Maximizing blockchain security: Merkle tree hash values generated through advanced vectorized elliptic curve cryptography mechanisms

Cloud computing is considered as the most fabulous paradigm to accommodate various kinds of user information. However, the privacy conflicts integrated with computational complexities need more hybridized resource efficiency for hassle-free accession. For this purpose, this article presents a cloud assisted, secured and privacy preserved protocol based on the elliptical curve cryptography (ECC) and blockchain consortium. Blockchain provides an innovative approach for storing information, establishing trust, and various other transactions in an open platform. There exists no single technology as a panacea to obtain optimum privacy and security in the complex cloud environment that needs several desired characteristics. Hence, an elite integration of multiple cryptographic methods by carefully analyzing the potential harms and pitfalls has to be framed to balance the trade-off between privacy and security.

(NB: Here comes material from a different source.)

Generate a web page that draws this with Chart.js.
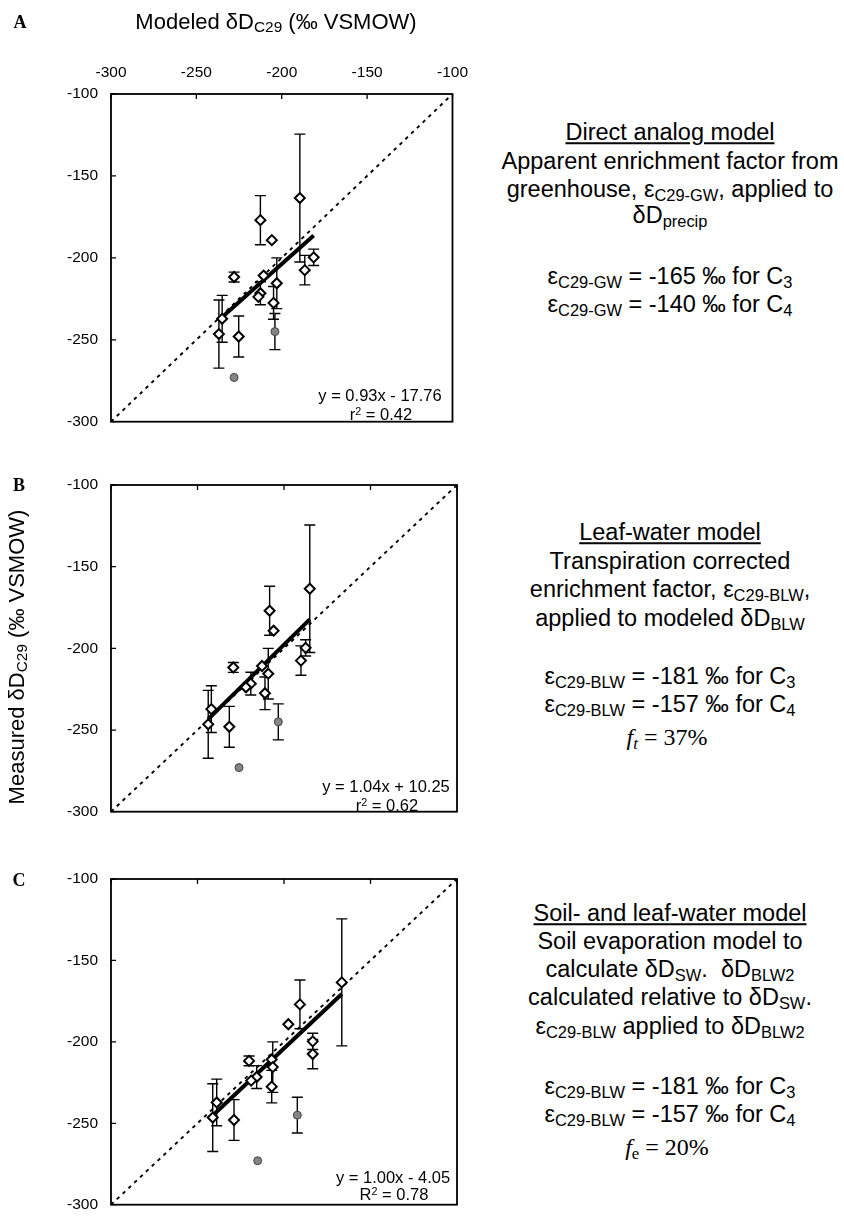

The proposed technique highlights the user privacy preservation through guaranteeing that user information is safeguarded from unauthorized use or access. In accordance with that the present study enrolled the advantages of the ECC algorithm, vectorization, and blockchain methods to rule out the limitations of state of art methods. This article attempts to provide the most required privacy with optimum key generation, encryption, and decryption time. The present study has obtained optimal outcomes and the maximum percentage reduction w.r.t the existing method in key generation time, encryption time, and decryption time is given as 14.89%, 16.67%, and 12.5%, respectively.